#### WORK TO DO:
Transcribe only the lines from the line with "What matplotlib code" through the line with "dash_end_flow = 20", exactly, counting both of those lines as part of the stretch.

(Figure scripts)

※

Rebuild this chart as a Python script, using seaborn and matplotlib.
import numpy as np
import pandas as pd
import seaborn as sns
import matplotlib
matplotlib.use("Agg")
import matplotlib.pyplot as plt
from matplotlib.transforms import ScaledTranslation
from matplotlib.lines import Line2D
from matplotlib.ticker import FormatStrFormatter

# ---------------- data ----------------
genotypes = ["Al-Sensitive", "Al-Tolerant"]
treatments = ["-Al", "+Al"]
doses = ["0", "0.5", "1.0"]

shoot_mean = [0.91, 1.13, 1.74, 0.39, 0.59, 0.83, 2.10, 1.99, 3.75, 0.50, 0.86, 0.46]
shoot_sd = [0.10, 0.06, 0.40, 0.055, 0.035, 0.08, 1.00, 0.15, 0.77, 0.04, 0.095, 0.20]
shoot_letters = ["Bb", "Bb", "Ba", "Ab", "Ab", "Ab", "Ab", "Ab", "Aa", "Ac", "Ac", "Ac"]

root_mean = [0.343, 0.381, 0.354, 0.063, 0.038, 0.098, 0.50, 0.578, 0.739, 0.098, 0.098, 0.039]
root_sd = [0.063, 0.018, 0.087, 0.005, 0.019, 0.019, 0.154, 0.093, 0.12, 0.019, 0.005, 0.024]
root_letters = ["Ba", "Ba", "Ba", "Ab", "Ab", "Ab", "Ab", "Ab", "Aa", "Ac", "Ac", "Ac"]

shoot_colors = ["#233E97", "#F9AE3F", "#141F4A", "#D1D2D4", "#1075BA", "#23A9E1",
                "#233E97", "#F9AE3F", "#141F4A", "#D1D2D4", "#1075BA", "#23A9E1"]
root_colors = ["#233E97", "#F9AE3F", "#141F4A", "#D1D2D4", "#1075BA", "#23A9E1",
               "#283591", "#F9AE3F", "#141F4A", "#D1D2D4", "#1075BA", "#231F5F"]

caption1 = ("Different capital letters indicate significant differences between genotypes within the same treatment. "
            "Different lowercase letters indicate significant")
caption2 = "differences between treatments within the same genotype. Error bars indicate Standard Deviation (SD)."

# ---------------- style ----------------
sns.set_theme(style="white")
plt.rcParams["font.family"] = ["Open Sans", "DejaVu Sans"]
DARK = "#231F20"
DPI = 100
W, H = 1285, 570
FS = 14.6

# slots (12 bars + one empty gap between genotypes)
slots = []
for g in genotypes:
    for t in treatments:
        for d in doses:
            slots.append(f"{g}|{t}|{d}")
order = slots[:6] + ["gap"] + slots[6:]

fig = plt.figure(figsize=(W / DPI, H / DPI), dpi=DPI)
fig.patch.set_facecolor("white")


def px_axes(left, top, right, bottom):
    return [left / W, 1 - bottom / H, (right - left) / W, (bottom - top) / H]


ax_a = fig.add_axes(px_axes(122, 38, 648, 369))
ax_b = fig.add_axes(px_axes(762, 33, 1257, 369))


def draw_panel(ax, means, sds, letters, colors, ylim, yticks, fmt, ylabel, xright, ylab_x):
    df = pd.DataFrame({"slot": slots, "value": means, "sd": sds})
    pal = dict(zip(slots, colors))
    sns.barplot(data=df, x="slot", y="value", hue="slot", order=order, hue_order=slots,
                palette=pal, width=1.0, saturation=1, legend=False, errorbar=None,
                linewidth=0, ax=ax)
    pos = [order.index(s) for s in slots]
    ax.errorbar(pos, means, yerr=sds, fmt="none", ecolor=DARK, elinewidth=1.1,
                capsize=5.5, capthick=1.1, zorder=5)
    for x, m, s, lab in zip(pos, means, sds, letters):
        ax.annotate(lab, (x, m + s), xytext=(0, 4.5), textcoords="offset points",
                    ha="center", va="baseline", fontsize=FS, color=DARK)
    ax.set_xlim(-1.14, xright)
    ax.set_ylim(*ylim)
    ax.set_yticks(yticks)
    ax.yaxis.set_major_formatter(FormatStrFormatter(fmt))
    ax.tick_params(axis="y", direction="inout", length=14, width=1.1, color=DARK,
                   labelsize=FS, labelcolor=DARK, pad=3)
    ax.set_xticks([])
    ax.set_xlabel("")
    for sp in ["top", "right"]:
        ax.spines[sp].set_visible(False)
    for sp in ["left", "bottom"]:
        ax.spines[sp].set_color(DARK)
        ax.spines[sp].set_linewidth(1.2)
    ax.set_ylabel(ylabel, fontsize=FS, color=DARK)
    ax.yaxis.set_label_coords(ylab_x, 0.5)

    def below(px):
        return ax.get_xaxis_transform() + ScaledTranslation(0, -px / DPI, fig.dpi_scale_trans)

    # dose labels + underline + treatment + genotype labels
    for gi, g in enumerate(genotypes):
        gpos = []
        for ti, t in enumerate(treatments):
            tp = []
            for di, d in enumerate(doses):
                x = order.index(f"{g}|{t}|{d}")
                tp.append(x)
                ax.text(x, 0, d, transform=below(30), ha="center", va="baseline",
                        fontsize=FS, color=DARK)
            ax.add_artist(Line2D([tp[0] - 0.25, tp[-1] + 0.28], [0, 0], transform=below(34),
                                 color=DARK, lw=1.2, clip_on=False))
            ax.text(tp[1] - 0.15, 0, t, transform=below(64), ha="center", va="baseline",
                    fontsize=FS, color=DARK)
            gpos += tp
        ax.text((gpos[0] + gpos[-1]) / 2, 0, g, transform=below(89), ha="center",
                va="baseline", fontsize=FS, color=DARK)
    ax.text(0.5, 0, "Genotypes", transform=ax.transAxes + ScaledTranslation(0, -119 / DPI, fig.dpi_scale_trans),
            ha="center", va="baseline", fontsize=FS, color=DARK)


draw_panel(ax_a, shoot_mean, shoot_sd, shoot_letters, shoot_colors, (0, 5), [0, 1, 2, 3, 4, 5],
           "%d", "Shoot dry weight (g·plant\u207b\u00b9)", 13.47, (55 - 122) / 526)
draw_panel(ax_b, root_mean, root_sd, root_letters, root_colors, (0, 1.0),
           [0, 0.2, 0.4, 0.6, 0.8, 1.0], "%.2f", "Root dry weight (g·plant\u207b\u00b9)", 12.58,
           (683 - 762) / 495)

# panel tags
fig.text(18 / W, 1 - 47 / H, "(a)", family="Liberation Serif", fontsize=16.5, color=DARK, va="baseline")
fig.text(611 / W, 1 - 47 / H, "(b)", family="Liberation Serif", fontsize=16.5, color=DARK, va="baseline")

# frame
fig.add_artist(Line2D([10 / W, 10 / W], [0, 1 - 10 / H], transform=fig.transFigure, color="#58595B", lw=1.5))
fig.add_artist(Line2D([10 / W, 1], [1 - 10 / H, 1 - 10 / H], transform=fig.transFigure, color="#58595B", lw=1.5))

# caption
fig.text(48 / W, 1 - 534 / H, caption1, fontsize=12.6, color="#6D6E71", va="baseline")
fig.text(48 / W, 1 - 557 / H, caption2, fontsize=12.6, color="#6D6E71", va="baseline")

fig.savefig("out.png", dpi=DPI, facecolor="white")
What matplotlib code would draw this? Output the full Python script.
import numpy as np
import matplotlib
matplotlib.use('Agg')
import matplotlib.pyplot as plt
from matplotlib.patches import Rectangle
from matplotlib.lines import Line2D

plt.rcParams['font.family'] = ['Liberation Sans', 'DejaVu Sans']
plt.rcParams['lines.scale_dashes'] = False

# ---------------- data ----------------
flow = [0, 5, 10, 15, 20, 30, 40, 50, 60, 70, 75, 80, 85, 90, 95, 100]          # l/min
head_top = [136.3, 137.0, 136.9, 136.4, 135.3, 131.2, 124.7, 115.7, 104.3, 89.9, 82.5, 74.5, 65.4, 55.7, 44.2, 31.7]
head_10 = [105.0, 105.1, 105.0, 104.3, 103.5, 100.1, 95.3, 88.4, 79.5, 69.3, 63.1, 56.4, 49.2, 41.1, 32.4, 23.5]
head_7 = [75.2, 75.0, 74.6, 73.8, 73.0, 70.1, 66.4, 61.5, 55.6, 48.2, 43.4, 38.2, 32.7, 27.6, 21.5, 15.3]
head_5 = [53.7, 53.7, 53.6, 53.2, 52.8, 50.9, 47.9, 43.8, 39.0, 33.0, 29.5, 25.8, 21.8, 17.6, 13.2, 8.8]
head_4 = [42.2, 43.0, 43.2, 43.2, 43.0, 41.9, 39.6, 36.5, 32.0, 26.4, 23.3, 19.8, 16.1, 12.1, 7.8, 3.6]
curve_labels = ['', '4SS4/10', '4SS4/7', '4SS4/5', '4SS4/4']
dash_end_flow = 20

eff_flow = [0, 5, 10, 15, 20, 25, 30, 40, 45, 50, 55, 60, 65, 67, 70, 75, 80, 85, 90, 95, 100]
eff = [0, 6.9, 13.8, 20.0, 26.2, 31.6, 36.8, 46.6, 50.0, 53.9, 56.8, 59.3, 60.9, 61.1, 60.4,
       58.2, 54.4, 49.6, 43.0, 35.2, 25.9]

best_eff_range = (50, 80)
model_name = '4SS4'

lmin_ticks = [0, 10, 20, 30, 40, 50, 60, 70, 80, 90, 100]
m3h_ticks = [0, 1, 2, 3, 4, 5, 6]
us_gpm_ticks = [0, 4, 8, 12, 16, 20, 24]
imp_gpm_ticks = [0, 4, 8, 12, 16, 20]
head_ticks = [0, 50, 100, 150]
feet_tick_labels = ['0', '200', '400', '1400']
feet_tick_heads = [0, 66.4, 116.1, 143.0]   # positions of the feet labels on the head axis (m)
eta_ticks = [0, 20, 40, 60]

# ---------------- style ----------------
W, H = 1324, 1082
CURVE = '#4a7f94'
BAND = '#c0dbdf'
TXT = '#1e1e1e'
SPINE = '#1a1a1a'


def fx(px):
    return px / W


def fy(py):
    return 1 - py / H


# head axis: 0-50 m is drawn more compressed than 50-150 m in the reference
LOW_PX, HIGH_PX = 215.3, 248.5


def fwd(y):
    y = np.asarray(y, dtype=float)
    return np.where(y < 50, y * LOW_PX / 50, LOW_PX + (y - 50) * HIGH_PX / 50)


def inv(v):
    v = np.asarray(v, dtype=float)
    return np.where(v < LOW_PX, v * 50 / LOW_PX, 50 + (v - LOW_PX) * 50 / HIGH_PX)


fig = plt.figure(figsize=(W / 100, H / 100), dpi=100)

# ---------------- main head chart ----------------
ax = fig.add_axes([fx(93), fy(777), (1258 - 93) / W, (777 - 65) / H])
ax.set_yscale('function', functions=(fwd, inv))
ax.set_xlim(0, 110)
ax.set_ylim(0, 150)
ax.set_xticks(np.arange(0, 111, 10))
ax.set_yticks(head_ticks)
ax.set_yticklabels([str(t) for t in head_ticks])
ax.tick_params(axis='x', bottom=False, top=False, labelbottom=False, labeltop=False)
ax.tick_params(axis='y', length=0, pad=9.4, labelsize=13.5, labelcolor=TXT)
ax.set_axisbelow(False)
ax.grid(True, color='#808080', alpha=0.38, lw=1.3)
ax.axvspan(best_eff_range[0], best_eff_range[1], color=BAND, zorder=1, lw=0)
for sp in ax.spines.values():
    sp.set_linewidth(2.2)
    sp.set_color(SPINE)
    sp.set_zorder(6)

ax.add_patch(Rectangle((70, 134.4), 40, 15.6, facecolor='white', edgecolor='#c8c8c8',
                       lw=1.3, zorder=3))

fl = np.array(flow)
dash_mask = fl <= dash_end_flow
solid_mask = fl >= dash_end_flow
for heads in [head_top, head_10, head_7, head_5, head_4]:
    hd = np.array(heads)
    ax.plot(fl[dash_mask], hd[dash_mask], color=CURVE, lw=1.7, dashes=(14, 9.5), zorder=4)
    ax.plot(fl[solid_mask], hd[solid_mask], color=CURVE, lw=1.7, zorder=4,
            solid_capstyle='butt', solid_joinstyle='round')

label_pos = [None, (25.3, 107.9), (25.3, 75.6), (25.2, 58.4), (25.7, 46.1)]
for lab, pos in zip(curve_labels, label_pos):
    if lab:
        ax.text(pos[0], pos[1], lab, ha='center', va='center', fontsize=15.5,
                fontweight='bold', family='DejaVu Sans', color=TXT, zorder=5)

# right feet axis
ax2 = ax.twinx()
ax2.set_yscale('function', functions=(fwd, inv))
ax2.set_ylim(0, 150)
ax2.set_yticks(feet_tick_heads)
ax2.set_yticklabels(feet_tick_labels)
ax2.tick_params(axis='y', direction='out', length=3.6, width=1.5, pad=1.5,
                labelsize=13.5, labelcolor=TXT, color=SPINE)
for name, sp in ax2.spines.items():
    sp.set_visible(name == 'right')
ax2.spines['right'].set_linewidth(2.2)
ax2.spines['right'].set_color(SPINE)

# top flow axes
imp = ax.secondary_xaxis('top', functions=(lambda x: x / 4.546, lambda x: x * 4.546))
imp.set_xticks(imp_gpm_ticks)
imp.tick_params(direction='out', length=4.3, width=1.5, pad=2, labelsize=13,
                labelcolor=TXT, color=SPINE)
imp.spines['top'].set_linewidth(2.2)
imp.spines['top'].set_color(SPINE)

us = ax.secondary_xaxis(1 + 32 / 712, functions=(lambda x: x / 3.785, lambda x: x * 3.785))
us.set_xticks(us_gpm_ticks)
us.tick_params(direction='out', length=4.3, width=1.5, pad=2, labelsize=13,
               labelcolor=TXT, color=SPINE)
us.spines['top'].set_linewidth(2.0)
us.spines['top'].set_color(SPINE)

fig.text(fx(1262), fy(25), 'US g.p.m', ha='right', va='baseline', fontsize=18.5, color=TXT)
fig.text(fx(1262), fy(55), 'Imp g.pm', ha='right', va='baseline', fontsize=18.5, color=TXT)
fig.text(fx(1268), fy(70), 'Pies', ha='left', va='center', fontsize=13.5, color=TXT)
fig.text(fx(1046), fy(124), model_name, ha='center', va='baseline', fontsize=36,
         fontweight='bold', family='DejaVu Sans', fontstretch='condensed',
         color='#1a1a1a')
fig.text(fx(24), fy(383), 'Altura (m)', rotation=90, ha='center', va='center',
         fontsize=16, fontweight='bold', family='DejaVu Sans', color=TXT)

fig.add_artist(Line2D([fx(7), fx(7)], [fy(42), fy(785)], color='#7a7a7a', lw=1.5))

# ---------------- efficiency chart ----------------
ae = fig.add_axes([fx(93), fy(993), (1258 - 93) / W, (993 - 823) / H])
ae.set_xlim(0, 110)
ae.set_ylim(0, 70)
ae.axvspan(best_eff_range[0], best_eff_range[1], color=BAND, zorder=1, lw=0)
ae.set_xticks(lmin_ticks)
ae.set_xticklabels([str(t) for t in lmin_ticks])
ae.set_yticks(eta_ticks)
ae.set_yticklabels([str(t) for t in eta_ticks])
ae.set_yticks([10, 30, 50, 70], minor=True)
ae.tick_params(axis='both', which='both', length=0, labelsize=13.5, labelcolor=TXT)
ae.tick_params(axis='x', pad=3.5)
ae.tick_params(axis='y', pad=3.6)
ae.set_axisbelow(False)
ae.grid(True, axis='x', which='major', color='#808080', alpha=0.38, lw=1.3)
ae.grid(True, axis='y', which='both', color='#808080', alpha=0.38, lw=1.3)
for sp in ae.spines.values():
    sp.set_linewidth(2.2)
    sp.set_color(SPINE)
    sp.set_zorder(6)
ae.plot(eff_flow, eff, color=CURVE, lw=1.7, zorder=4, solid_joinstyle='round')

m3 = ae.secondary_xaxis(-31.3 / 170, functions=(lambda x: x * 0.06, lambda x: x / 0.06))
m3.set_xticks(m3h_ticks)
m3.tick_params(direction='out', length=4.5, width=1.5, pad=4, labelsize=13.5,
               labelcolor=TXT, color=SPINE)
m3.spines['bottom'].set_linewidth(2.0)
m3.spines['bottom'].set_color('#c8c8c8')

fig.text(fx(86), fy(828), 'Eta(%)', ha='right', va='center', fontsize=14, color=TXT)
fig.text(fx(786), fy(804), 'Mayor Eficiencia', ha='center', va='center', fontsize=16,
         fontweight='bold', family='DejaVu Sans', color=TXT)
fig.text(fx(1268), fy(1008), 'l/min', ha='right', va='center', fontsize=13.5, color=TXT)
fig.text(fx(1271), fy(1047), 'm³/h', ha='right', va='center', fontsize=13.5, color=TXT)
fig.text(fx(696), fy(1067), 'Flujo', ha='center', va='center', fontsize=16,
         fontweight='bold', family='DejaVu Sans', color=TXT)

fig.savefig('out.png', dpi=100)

※

#### EXPECTED ANSWER:
What matplotlib code would draw this? Output the full Python script.
import numpy as np
import matplotlib
matplotlib.use('Agg')
import matplotlib.pyplot as plt
from matplotlib.patches import Rectangle
from matplotlib.lines import Line2D

plt.rcParams['font.family'] = ['Liberation Sans', 'DejaVu Sans']
plt.rcParams['lines.scale_dashes'] = False

# ---------------- data ----------------
flow = [0, 5, 10, 15, 20, 30, 40, 50, 60, 70, 75, 80, 85, 90, 95, 100]          # l/min
head_top = [136.3, 137.0, 136.9, 136.4, 135.3, 131.2, 124.7, 115.7, 104.3, 89.9, 82.5, 74.5, 65.4, 55.7, 44.2, 31.7]
head_10 = [105.0, 105.1, 105.0, 104.3, 103.5, 100.1, 95.3, 88.4, 79.5, 69.3, 63.1, 56.4, 49.2, 41.1, 32.4, 23.5]
head_7 = [75.2, 75.0, 74.6, 73.8, 73.0, 70.1, 66.4, 61.5, 55.6, 48.2, 43.4, 38.2, 32.7, 27.6, 21.5, 15.3]
head_5 = [53.7, 53.7, 53.6, 53.2, 52.8, 50.9, 47.9, 43.8, 39.0, 33.0, 29.5, 25.8, 21.8, 17.6, 13.2, 8.8]
head_4 = [42.2, 43.0, 43.2, 43.2, 43.0, 41.9, 39.6, 36.5, 32.0, 26.4, 23.3, 19.8, 16.1, 12.1, 7.8, 3.6]
curve_labels = ['', '4SS4/10', '4SS4/7', '4SS4/5', '4SS4/4']
dash_end_flow = 20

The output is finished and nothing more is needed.